Semuanya sama-sama menawarkan makna hidup dan kedamaian hakiki,
kebajikan dan kebenaran, belas kasih dan kebahagiaan meskipun dengan
cara yang berbeda-beda.
Dengan
begitu fasihnya, ia menayangkan puspa ragam diskursus yang relevan
dengan persoalan-persoalan yang sedang dibahasnya dari berbagai
tradisi pemikiran, teologi, spiritualitas dan agama. Semuanya dikaji
secara terbuka dan kritis. Setiap solusi-solusi cemerlang yang sudah
disuguhkannya secara eksploratif, di ujung pembahasan selalu
dipertanyakan kembali secara terbuka.
Tariq
Ramadan memberikan kita semacam constructive discontent,
sebuah ketidakpuasan konstruktif yang mengundang kita untuk selalu
mempertanyakan setiap jawaban-jawaban yang kita gulirkan, sekaligus
terus memperkaya, mempertajam, dan tetap terbuka dengan
jawaban-jawaban baru yang tidak berkesudahan. Dengan kata lain,
setiap jawaban yang disuguhkannya, selalu ditutup dengan tanda koma
(,) yang merefleksikan sebuah sikap keterbukaan, bukan tanda titik
(.) yang merefleksikan sebuah sikap ketertutupan.
Karena
itu, sebagaimana ditegaskan oleh Tariq Ramadan dalam awal
pembahasannya bahwa karya ini adalah sebuah perjalanan dan juga
sebuah tujuan yang tidak ada titik finishnya. The goal of the
journey is the journey itself, tulis Tariq Ramadan.
Akan
tetapi kita sebagai pelancong yang memburu makna hidup, kebenaran,
kedamaian dan kebahagiaan, di akhir perjalanan kita, kata Tariq
Ramadan diharapkan dengan yakin dan pikiran terbuka akan berikrar:
‘My philosophy is travel, and pluralism is my destination.

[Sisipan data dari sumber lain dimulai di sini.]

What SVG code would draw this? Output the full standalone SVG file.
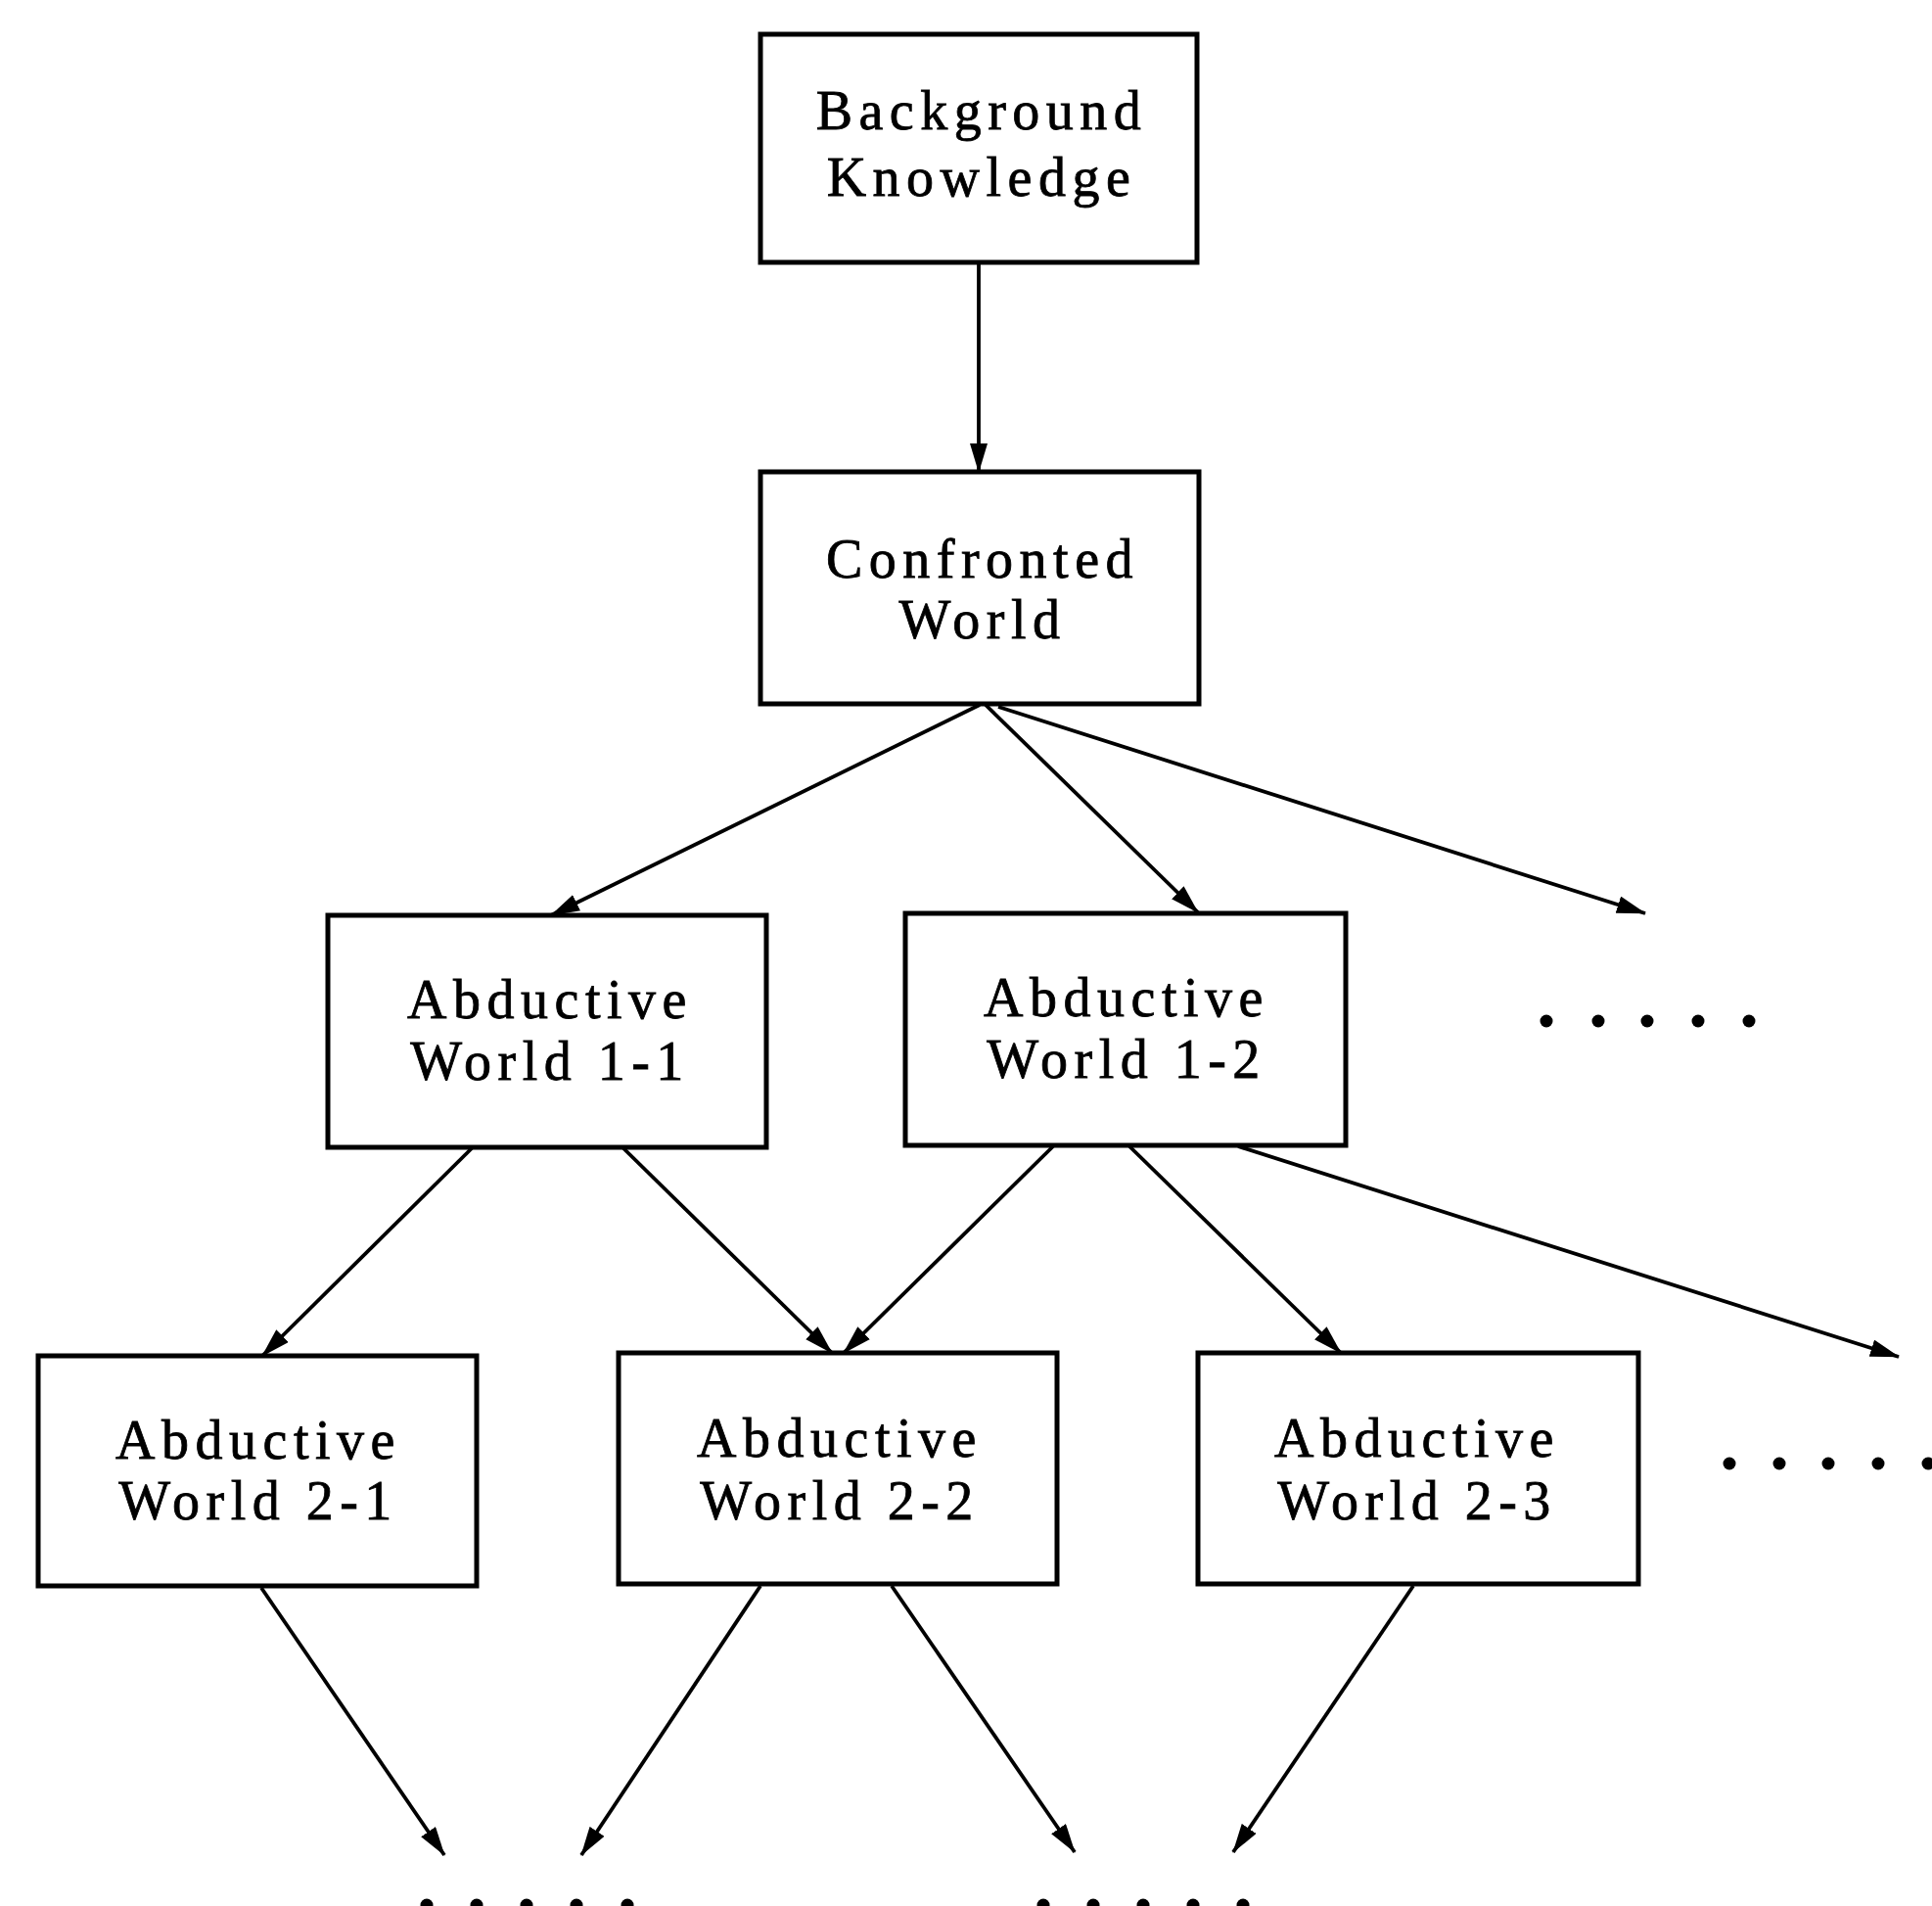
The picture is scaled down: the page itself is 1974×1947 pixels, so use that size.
<svg xmlns="http://www.w3.org/2000/svg" width="1974" height="1947" viewBox="0 0 1974 1947">
<style>
.box{fill:#fff;stroke:#000;stroke-width:5}
.lbl{font-family:"Liberation Serif","Times New Roman",serif;font-size:56px;letter-spacing:6.5px;text-anchor:middle;fill:#000;stroke:#000;stroke-width:0.8}
.edge{stroke:#000;stroke-width:3.8;fill:none;marker-end:url(#ah)}
.dot{fill:#000}
</style>
<defs>
<marker id="ah" viewBox="0 0 30 18" refX="29" refY="9" markerWidth="30" markerHeight="18" markerUnits="userSpaceOnUse" orient="auto">
<path d="M0,0 L30,9 L0,18 Z" fill="#000"/>
</marker>
</defs>
<rect width="1974" height="1947" fill="#fff"/>
<g id="connectors">
<line class="edge" x1="1000" y1="268" x2="1000" y2="482"/>
<line class="edge" x1="1001" y1="720" x2="563" y2="935"/>
<line class="edge" x1="1007" y1="720" x2="1224" y2="932"/>
<line class="edge" x1="1020" y1="722" x2="1681" y2="933"/>
<line class="edge" x1="482" y1="1173" x2="268" y2="1385"/>
<line class="edge" x1="637" y1="1173" x2="850" y2="1382"/>
<line class="edge" x1="1076" y1="1171" x2="862" y2="1382"/>
<line class="edge" x1="1154" y1="1171" x2="1370" y2="1382"/>
<line class="edge" x1="1265" y1="1171" x2="1940" y2="1386"/>
<line class="edge" x1="267" y1="1622" x2="454" y2="1895"/>
<line class="edge" x1="777" y1="1620" x2="594" y2="1895"/>
<line class="edge" x1="911" y1="1620" x2="1098" y2="1892"/>
<line class="edge" x1="1444" y1="1620" x2="1260" y2="1892"/>
</g>
<g id="n-background">
<rect class="box" x="777" y="35" width="446" height="233"/>
<text class="lbl" x="1003" y="132">Background</text>
<text class="lbl" x="1003" y="200">Knowledge</text>
</g>
<g id="n-confronted">
<rect class="box" x="777" y="482" width="448" height="237"/>
<text class="lbl" x="1004" y="590">Confronted</text>
<text class="lbl" x="1004" y="652">World</text>
</g>
<g id="n-aw11">
<rect class="box" x="335" y="935" width="448" height="237"/>
<text class="lbl" x="562" y="1040">Abductive</text>
<text class="lbl" x="562" y="1103">World 1-1</text>
</g>
<g id="n-aw12">
<rect class="box" x="925" y="933" width="450" height="237"/>
<text class="lbl" x="1151" y="1038">Abductive</text>
<text class="lbl" x="1151" y="1101">World 1-2</text>
</g>
<g id="n-aw21">
<rect class="box" x="39" y="1385" width="448" height="235"/>
<text class="lbl" x="264" y="1490">Abductive</text>
<text class="lbl" x="264" y="1552">World 2-1</text>
</g>
<g id="n-aw22">
<rect class="box" x="632" y="1382" width="448" height="236"/>
<text class="lbl" x="858" y="1488">Abductive</text>
<text class="lbl" x="858" y="1552">World 2-2</text>
</g>
<g id="n-aw23">
<rect class="box" x="1224" y="1382" width="450" height="236"/>
<text class="lbl" x="1448" y="1488">Abductive</text>
<text class="lbl" x="1448" y="1552">World 2-3</text>
</g>
<g id="dots">
<circle class="dot" cx="1580" cy="1043" r="6.5"/>
<circle class="dot" cx="1633" cy="1043" r="6.5"/>
<circle class="dot" cx="1683" cy="1043" r="6.5"/>
<circle class="dot" cx="1735" cy="1043" r="6.5"/>
<circle class="dot" cx="1787" cy="1043" r="6.5"/>
<circle class="dot" cx="1767" cy="1495" r="6.5"/>
<circle class="dot" cx="1818" cy="1495" r="6.5"/>
<circle class="dot" cx="1868" cy="1495" r="6.5"/>
<circle class="dot" cx="1919" cy="1495" r="6.5"/>
<circle class="dot" cx="1970" cy="1495" r="6.5"/>
<circle class="dot" cx="436" cy="1946" r="6.5"/>
<circle class="dot" cx="487" cy="1946" r="6.5"/>
<circle class="dot" cx="538" cy="1946" r="6.5"/>
<circle class="dot" cx="589" cy="1946" r="6.5"/>
<circle class="dot" cx="641" cy="1946" r="6.5"/>
<circle class="dot" cx="1066" cy="1946" r="6.5"/>
<circle class="dot" cx="1117" cy="1946" r="6.5"/>
<circle class="dot" cx="1168" cy="1946" r="6.5"/>
<circle class="dot" cx="1219" cy="1946" r="6.5"/>
<circle class="dot" cx="1270" cy="1946" r="6.5"/>
</g>
</svg>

Humanity is my table, respect is my garment, empathy is my food and
curiosity is my drink’. “Filosofi saya adalah perjalanan dan
pluralisme adalah tujuan saya. Kerendakan hati menjadi sandaran saya,
dan rasa hormat menjadi pakaian saya. Sedangkan empati menjadi
makanan saya dan hasrat ingin tahu menjadi minuman saya.”
Oleh
sebab itu, The Quest for Meaning bukan hanya inspiring and
provoking our thought but also enlightening and transforming our
mind.
Sungguh,
sebuah karya yang sangat layak untuk kita gumuli dan cumbui.